= Given information =
╭──
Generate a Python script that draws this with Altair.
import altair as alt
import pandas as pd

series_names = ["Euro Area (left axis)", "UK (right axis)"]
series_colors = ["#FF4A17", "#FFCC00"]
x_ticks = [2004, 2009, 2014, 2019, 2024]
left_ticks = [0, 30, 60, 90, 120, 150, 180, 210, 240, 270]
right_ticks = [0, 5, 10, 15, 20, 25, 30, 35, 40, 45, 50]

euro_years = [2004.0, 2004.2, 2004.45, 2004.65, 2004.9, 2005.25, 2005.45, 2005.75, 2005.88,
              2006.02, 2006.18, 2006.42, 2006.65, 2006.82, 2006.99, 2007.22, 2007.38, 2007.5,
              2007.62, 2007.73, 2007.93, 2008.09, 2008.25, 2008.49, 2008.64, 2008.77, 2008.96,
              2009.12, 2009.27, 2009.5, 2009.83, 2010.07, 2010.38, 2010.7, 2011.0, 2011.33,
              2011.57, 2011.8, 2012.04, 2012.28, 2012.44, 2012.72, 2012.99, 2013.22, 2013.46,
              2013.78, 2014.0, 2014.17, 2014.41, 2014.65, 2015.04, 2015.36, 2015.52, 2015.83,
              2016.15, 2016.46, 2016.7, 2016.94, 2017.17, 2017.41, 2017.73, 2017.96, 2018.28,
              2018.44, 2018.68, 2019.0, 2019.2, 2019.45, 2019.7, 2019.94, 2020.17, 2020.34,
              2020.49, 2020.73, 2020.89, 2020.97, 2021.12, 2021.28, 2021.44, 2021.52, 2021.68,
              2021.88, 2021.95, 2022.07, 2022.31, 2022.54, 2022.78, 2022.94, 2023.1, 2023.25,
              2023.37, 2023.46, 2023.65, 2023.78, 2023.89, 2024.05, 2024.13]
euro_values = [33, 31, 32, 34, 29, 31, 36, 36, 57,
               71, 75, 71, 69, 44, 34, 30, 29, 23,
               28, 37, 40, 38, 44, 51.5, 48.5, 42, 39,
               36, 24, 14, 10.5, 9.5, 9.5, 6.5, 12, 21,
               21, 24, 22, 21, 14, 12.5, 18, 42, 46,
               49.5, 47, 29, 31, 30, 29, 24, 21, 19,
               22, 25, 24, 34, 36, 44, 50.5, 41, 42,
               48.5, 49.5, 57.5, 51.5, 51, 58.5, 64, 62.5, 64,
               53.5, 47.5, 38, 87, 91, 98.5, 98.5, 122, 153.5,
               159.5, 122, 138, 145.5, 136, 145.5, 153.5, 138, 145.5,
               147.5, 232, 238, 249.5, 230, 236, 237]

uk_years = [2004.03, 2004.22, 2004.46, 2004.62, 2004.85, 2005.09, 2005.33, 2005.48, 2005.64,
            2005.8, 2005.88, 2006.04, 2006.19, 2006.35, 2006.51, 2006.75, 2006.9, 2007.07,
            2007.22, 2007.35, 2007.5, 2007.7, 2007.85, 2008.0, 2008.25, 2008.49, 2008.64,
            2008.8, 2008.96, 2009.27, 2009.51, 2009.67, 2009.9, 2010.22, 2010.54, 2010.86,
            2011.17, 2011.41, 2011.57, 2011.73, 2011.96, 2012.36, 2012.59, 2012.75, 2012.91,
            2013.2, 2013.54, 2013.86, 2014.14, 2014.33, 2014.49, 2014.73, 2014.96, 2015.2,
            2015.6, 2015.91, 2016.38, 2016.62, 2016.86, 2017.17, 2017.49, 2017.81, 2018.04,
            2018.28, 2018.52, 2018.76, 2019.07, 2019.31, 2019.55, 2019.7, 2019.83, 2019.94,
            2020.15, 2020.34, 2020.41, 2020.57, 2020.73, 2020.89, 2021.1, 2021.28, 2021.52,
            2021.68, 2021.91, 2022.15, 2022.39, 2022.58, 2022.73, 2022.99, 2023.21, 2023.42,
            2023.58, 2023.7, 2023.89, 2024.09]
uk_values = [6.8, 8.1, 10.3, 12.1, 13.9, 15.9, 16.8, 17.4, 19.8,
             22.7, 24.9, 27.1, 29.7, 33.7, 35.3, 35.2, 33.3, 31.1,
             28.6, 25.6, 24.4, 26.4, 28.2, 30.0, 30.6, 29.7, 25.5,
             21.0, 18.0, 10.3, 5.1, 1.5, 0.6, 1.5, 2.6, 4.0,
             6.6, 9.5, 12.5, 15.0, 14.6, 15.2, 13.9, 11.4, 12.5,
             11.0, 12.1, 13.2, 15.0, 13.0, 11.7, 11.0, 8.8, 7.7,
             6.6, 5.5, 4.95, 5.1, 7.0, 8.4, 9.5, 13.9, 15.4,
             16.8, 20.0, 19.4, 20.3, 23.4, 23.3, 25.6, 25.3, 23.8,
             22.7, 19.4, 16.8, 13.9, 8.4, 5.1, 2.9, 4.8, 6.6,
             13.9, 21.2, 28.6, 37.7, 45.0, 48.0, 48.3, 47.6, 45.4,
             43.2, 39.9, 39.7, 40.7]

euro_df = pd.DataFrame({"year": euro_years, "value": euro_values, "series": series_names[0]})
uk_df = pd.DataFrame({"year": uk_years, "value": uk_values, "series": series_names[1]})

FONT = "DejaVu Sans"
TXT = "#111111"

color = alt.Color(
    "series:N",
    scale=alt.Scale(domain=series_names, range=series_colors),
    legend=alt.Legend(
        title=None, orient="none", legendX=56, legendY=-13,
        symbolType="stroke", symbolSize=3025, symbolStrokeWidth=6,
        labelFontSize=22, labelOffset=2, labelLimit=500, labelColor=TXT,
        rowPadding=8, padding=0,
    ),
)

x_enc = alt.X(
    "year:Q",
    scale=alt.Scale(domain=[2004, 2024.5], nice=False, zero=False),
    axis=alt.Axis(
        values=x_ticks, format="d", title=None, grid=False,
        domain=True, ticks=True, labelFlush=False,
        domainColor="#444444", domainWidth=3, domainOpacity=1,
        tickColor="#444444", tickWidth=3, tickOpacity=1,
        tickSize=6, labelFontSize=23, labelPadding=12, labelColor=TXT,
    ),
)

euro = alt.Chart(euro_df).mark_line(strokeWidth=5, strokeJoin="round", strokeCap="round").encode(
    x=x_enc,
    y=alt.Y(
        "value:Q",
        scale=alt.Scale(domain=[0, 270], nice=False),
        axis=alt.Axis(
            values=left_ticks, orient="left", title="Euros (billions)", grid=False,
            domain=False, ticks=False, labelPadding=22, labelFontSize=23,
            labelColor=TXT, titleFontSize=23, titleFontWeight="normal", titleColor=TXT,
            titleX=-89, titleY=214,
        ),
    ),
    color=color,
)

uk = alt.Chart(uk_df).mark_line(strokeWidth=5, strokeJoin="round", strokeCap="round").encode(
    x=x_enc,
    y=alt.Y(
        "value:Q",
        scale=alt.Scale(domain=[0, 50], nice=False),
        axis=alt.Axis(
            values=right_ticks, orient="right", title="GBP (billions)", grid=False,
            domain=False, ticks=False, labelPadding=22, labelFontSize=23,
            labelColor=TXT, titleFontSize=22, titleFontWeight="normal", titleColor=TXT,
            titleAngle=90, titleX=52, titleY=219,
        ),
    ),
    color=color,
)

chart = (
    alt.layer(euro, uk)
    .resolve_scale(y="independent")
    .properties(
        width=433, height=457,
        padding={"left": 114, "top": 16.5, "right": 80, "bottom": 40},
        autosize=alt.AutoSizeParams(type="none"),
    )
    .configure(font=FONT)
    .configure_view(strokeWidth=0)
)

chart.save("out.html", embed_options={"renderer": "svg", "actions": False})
╰──
Write out the material exactly as given.

= Written solution =
Generate a Python script that draws this with Altair.
import altair as alt
import pandas as pd

series_names = ["Euro Area (left axis)", "UK (right axis)"]
series_colors = ["#FF4A17", "#FFCC00"]
x_ticks = [2004, 2009, 2014, 2019, 2024]
left_ticks = [0, 30, 60, 90, 120, 150, 180, 210, 240, 270]
right_ticks = [0, 5, 10, 15, 20, 25, 30, 35, 40, 45, 50]

euro_years = [2004.0, 2004.2, 2004.45, 2004.65, 2004.9, 2005.25, 2005.45, 2005.75, 2005.88,
              2006.02, 2006.18, 2006.42, 2006.65, 2006.82, 2006.99, 2007.22, 2007.38, 2007.5,
              2007.62, 2007.73, 2007.93, 2008.09, 2008.25, 2008.49, 2008.64, 2008.77, 2008.96,
              2009.12, 2009.27, 2009.5, 2009.83, 2010.07, 2010.38, 2010.7, 2011.0, 2011.33,
              2011.57, 2011.8, 2012.04, 2012.28, 2012.44, 2012.72, 2012.99, 2013.22, 2013.46,
              2013.78, 2014.0, 2014.17, 2014.41, 2014.65, 2015.04, 2015.36, 2015.52, 2015.83,
              2016.15, 2016.46, 2016.7, 2016.94, 2017.17, 2017.41, 2017.73, 2017.96, 2018.28,
              2018.44, 2018.68, 2019.0, 2019.2, 2019.45, 2019.7, 2019.94, 2020.17, 2020.34,
              2020.49, 2020.73, 2020.89, 2020.97, 2021.12, 2021.28, 2021.44, 2021.52, 2021.68,
              2021.88, 2021.95, 2022.07, 2022.31, 2022.54, 2022.78, 2022.94, 2023.1, 2023.25,
              2023.37, 2023.46, 2023.65, 2023.78, 2023.89, 2024.05, 2024.13]
euro_values = [33, 31, 32, 34, 29, 31, 36, 36, 57,
               71, 75, 71, 69, 44, 34, 30, 29, 23,
               28, 37, 40, 38, 44, 51.5, 48.5, 42, 39,
               36, 24, 14, 10.5, 9.5, 9.5, 6.5, 12, 21,
               21, 24, 22, 21, 14, 12.5, 18, 42, 46,
               49.5, 47, 29, 31, 30, 29, 24, 21, 19,
               22, 25, 24, 34, 36, 44, 50.5, 41, 42,
               48.5, 49.5, 57.5, 51.5, 51, 58.5, 64, 62.5, 64,
               53.5, 47.5, 38, 87, 91, 98.5, 98.5, 122, 153.5,
               159.5, 122, 138, 145.5, 136, 145.5, 153.5, 138, 145.5,
               147.5, 232, 238, 249.5, 230, 236, 237]

uk_years = [2004.03, 2004.22, 2004.46, 2004.62, 2004.85, 2005.09, 2005.33, 2005.48, 2005.64,
            2005.8, 2005.88, 2006.04, 2006.19, 2006.35, 2006.51, 2006.75, 2006.9, 2007.07,
            2007.22, 2007.35, 2007.5, 2007.7, 2007.85, 2008.0, 2008.25, 2008.49, 2008.64,
            2008.8, 2008.96, 2009.27, 2009.51, 2009.67, 2009.9, 2010.22, 2010.54, 2010.86,
            2011.17, 2011.41, 2011.57, 2011.73, 2011.96, 2012.36, 2012.59, 2012.75, 2012.91,
            2013.2, 2013.54, 2013.86, 2014.14, 2014.33, 2014.49, 2014.73, 2014.96, 2015.2,
            2015.6, 2015.91, 2016.38, 2016.62, 2016.86, 2017.17, 2017.49, 2017.81, 2018.04,
            2018.28, 2018.52, 2018.76, 2019.07, 2019.31, 2019.55, 2019.7, 2019.83, 2019.94,
            2020.15, 2020.34, 2020.41, 2020.57, 2020.73, 2020.89, 2021.1, 2021.28, 2021.52,
            2021.68, 2021.91, 2022.15, 2022.39, 2022.58, 2022.73, 2022.99, 2023.21, 2023.42,
            2023.58, 2023.7, 2023.89, 2024.09]
uk_values = [6.8, 8.1, 10.3, 12.1, 13.9, 15.9, 16.8, 17.4, 19.8,
             22.7, 24.9, 27.1, 29.7, 33.7, 35.3, 35.2, 33.3, 31.1,
             28.6, 25.6, 24.4, 26.4, 28.2, 30.0, 30.6, 29.7, 25.5,
             21.0, 18.0, 10.3, 5.1, 1.5, 0.6, 1.5, 2.6, 4.0,
             6.6, 9.5, 12.5, 15.0, 14.6, 15.2, 13.9, 11.4, 12.5,
             11.0, 12.1, 13.2, 15.0, 13.0, 11.7, 11.0, 8.8, 7.7,
             6.6, 5.5, 4.95, 5.1, 7.0, 8.4, 9.5, 13.9, 15.4,
             16.8, 20.0, 19.4, 20.3, 23.4, 23.3, 25.6, 25.3, 23.8,
             22.7, 19.4, 16.8, 13.9, 8.4, 5.1, 2.9, 4.8, 6.6,
             13.9, 21.2, 28.6, 37.7, 45.0, 48.0, 48.3, 47.6, 45.4,
             43.2, 39.9, 39.7, 40.7]

euro_df = pd.DataFrame({"year": euro_years, "value": euro_values, "series": series_names[0]})
uk_df = pd.DataFrame({"year": uk_years, "value": uk_values, "series": series_names[1]})

FONT = "DejaVu Sans"
TXT = "#111111"

color = alt.Color(
    "series:N",
    scale=alt.Scale(domain=series_names, range=series_colors),
    legend=alt.Legend(
        title=None, orient="none", legendX=56, legendY=-13,
        symbolType="stroke", symbolSize=3025, symbolStrokeWidth=6,
        labelFontSize=22, labelOffset=2, labelLimit=500, labelColor=TXT,
        rowPadding=8, padding=0,
    ),
)

x_enc = alt.X(
    "year:Q",
    scale=alt.Scale(domain=[2004, 2024.5], nice=False, zero=False),
    axis=alt.Axis(
        values=x_ticks, format="d", title=None, grid=False,
        domain=True, ticks=True, labelFlush=False,
        domainColor="#444444", domainWidth=3, domainOpacity=1,
        tickColor="#444444", tickWidth=3, tickOpacity=1,
        tickSize=6, labelFontSize=23, labelPadding=12, labelColor=TXT,
    ),
)

euro = alt.Chart(euro_df).mark_line(strokeWidth=5, strokeJoin="round", strokeCap="round").encode(
    x=x_enc,
    y=alt.Y(
        "value:Q",
        scale=alt.Scale(domain=[0, 270], nice=False),
        axis=alt.Axis(
            values=left_ticks, orient="left", title="Euros (billions)", grid=False,
            domain=False, ticks=False, labelPadding=22, labelFontSize=23,
            labelColor=TXT, titleFontSize=23, titleFontWeight="normal", titleColor=TXT,
            titleX=-89, titleY=214,
        ),
    ),
    color=color,
)

uk = alt.Chart(uk_df).mark_line(strokeWidth=5, strokeJoin="round", strokeCap="round").encode(
    x=x_enc,
    y=alt.Y(
        "value:Q",
        scale=alt.Scale(domain=[0, 50], nice=False),
        axis=alt.Axis(
            values=right_ticks, orient="right", title="GBP (billions)", grid=False,
            domain=False, ticks=False, labelPadding=22, labelFontSize=23,
            labelColor=TXT, titleFontSize=22, titleFontWeight="normal", titleColor=TXT,
            titleAngle=90, titleX=52, titleY=219,
        ),
    ),
    color=color,
)

chart = (
    alt.layer(euro, uk)
    .resolve_scale(y="independent")
    .properties(
        width=433, height=457,
        padding={"left": 114, "top": 16.5, "right": 80, "bottom": 40},
        autosize=alt.AutoSizeParams(type="none"),
    )
    .configure(font=FONT)
    .configure_view(strokeWidth=0)
)

chart.save("out.html", embed_options={"renderer": "svg", "actions": False})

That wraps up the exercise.